◆ **Plotting code records**
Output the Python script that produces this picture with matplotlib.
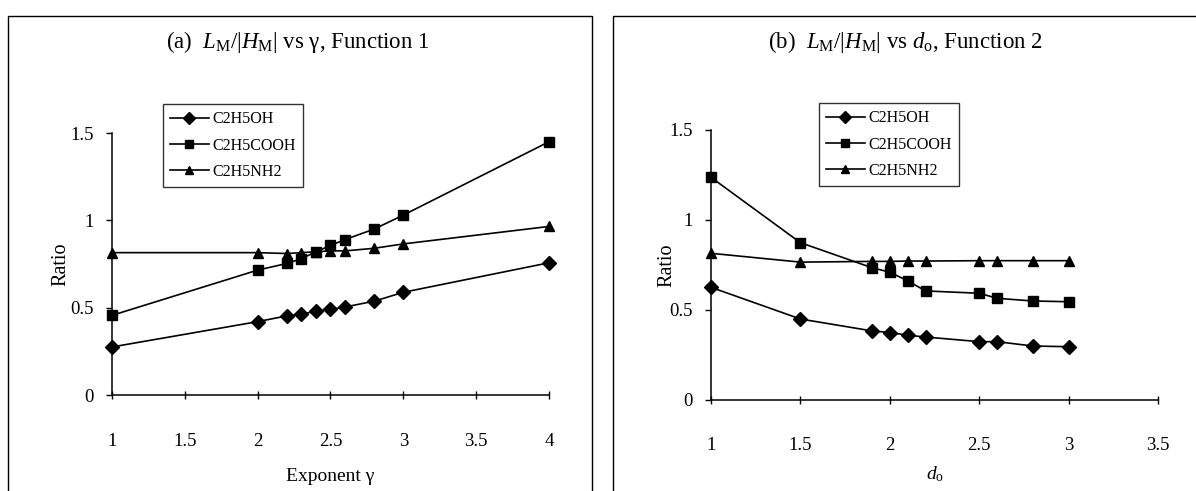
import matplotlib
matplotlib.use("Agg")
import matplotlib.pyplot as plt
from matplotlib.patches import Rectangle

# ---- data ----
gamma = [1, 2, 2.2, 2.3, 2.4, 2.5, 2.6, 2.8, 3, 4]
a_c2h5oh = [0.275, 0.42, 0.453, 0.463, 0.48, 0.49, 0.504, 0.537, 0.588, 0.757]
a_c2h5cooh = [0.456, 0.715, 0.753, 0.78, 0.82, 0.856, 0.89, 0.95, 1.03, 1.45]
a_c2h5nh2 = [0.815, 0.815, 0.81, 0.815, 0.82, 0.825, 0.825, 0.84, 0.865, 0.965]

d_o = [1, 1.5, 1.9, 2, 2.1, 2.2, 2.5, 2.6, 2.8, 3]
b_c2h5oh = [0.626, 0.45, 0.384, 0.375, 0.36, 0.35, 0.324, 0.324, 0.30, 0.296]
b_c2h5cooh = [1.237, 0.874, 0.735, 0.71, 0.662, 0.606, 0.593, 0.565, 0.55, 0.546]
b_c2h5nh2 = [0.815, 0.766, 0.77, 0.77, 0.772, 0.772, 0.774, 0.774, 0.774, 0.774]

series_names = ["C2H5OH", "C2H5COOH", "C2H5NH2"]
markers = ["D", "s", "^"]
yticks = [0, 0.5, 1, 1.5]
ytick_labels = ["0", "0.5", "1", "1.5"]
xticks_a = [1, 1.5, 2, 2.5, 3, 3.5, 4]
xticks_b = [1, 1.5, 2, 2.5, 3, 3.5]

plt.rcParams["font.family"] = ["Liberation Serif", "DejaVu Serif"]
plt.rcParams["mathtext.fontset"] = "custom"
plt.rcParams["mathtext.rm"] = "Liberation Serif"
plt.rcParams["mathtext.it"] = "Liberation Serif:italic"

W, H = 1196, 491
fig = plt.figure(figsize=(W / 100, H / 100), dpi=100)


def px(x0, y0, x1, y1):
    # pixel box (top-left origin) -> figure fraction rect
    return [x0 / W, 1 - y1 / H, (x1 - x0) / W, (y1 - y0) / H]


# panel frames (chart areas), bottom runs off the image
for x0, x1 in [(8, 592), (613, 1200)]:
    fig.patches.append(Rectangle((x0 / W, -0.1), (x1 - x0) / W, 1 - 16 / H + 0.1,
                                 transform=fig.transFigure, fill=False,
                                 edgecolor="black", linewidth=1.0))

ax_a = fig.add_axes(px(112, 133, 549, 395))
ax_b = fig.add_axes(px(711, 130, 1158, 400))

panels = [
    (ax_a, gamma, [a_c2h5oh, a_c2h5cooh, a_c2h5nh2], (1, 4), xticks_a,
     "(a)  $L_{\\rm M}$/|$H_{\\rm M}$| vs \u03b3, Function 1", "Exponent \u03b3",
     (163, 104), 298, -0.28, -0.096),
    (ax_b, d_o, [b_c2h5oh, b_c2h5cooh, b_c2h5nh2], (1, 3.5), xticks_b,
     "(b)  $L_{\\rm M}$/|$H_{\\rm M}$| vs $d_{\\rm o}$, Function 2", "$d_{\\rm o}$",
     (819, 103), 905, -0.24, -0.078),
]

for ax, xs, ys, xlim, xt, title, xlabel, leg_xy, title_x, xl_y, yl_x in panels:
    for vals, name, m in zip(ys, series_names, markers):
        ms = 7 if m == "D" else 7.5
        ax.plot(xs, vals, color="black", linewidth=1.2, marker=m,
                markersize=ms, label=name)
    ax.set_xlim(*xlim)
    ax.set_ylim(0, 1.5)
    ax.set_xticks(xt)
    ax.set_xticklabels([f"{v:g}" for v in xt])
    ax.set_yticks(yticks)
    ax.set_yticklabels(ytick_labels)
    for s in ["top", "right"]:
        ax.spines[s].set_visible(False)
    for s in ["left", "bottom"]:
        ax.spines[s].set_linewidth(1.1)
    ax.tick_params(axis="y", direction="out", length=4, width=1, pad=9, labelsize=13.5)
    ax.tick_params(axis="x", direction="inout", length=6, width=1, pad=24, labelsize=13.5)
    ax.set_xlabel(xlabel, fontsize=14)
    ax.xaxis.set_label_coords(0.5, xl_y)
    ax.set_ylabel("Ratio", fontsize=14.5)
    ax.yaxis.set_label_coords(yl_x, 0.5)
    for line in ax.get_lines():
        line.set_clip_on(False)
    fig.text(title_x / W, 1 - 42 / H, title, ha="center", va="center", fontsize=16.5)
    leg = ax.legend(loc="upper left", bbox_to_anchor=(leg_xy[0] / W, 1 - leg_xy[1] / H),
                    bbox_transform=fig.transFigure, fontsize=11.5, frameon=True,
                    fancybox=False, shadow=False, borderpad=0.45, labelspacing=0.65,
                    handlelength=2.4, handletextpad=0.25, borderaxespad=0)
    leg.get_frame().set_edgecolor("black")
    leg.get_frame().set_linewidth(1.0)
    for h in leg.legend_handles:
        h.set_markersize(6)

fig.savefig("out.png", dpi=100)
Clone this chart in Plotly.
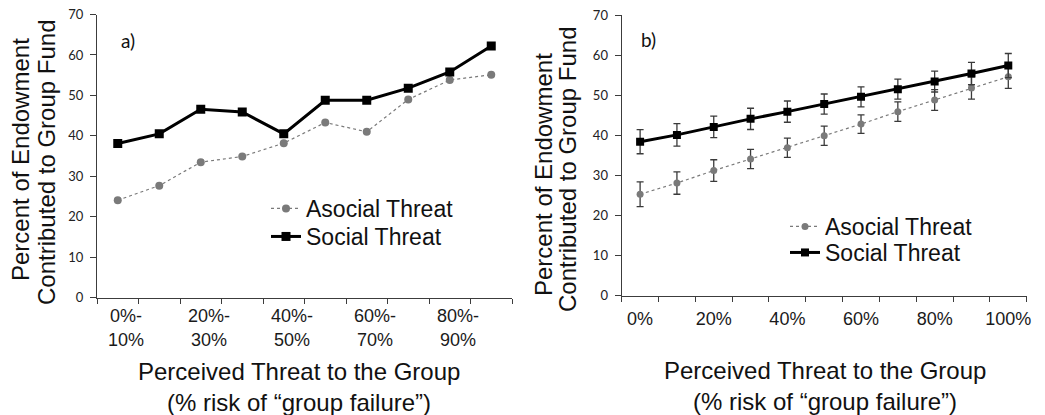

◆ **Exercise instructions**
Your copy should repeat each entry above exactly but contain no pictures.

◆ **Answer in full**
Output the Python script that produces this picture with matplotlib.
import matplotlib
matplotlib.use("Agg")
import matplotlib.pyplot as plt
from matplotlib.patches import Rectangle

# ---- data ----
gamma = [1, 2, 2.2, 2.3, 2.4, 2.5, 2.6, 2.8, 3, 4]
a_c2h5oh = [0.275, 0.42, 0.453, 0.463, 0.48, 0.49, 0.504, 0.537, 0.588, 0.757]
a_c2h5cooh = [0.456, 0.715, 0.753, 0.78, 0.82, 0.856, 0.89, 0.95, 1.03, 1.45]
a_c2h5nh2 = [0.815, 0.815, 0.81, 0.815, 0.82, 0.825, 0.825, 0.84, 0.865, 0.965]

d_o = [1, 1.5, 1.9, 2, 2.1, 2.2, 2.5, 2.6, 2.8, 3]
b_c2h5oh = [0.626, 0.45, 0.384, 0.375, 0.36, 0.35, 0.324, 0.324, 0.30, 0.296]
b_c2h5cooh = [1.237, 0.874, 0.735, 0.71, 0.662, 0.606, 0.593, 0.565, 0.55, 0.546]
b_c2h5nh2 = [0.815, 0.766, 0.77, 0.77, 0.772, 0.772, 0.774, 0.774, 0.774, 0.774]

series_names = ["C2H5OH", "C2H5COOH", "C2H5NH2"]
markers = ["D", "s", "^"]
yticks = [0, 0.5, 1, 1.5]
ytick_labels = ["0", "0.5", "1", "1.5"]
xticks_a = [1, 1.5, 2, 2.5, 3, 3.5, 4]
xticks_b = [1, 1.5, 2, 2.5, 3, 3.5]

plt.rcParams["font.family"] = ["Liberation Serif", "DejaVu Serif"]
plt.rcParams["mathtext.fontset"] = "custom"
plt.rcParams["mathtext.rm"] = "Liberation Serif"
plt.rcParams["mathtext.it"] = "Liberation Serif:italic"

W, H = 1196, 491
fig = plt.figure(figsize=(W / 100, H / 100), dpi=100)


def px(x0, y0, x1, y1):
    # pixel box (top-left origin) -> figure fraction rect
    return [x0 / W, 1 - y1 / H, (x1 - x0) / W, (y1 - y0) / H]


# panel frames (chart areas), bottom runs off the image
for x0, x1 in [(8, 592), (613, 1200)]:
    fig.patches.append(Rectangle((x0 / W, -0.1), (x1 - x0) / W, 1 - 16 / H + 0.1,
                                 transform=fig.transFigure, fill=False,
                                 edgecolor="black", linewidth=1.0))

ax_a = fig.add_axes(px(112, 133, 549, 395))
ax_b = fig.add_axes(px(711, 130, 1158, 400))

panels = [
    (ax_a, gamma, [a_c2h5oh, a_c2h5cooh, a_c2h5nh2], (1, 4), xticks_a,
     "(a)  $L_{\\rm M}$/|$H_{\\rm M}$| vs \u03b3, Function 1", "Exponent \u03b3",
     (163, 104), 298, -0.28, -0.096),
    (ax_b, d_o, [b_c2h5oh, b_c2h5cooh, b_c2h5nh2], (1, 3.5), xticks_b,
     "(b)  $L_{\\rm M}$/|$H_{\\rm M}$| vs $d_{\\rm o}$, Function 2", "$d_{\\rm o}$",
     (819, 103), 905, -0.24, -0.078),
]

for ax, xs, ys, xlim, xt, title, xlabel, leg_xy, title_x, xl_y, yl_x in panels:
    for vals, name, m in zip(ys, series_names, markers):
        ms = 7 if m == "D" else 7.5
        ax.plot(xs, vals, color="black", linewidth=1.2, marker=m,
                markersize=ms, label=name)
    ax.set_xlim(*xlim)
    ax.set_ylim(0, 1.5)
    ax.set_xticks(xt)
    ax.set_xticklabels([f"{v:g}" for v in xt])
    ax.set_yticks(yticks)
    ax.set_yticklabels(ytick_labels)
    for s in ["top", "right"]:
        ax.spines[s].set_visible(False)
    for s in ["left", "bottom"]:
        ax.spines[s].set_linewidth(1.1)
    ax.tick_params(axis="y", direction="out", length=4, width=1, pad=9, labelsize=13.5)
    ax.tick_params(axis="x", direction="inout", length=6, width=1, pad=24, labelsize=13.5)
    ax.set_xlabel(xlabel, fontsize=14)
    ax.xaxis.set_label_coords(0.5, xl_y)
    ax.set_ylabel("Ratio", fontsize=14.5)
    ax.yaxis.set_label_coords(yl_x, 0.5)
    for line in ax.get_lines():
        line.set_clip_on(False)
    fig.text(title_x / W, 1 - 42 / H, title, ha="center", va="center", fontsize=16.5)
    leg = ax.legend(loc="upper left", bbox_to_anchor=(leg_xy[0] / W, 1 - leg_xy[1] / H),
                    bbox_transform=fig.transFigure, fontsize=11.5, frameon=True,
                    fancybox=False, shadow=False, borderpad=0.45, labelspacing=0.65,
                    handlelength=2.4, handletextpad=0.25, borderaxespad=0)
    leg.get_frame().set_edgecolor("black")
    leg.get_frame().set_linewidth(1.0)
    for h in leg.legend_handles:
        h.set_markersize(6)

fig.savefig("out.png", dpi=100)
Clone this chart in Plotly.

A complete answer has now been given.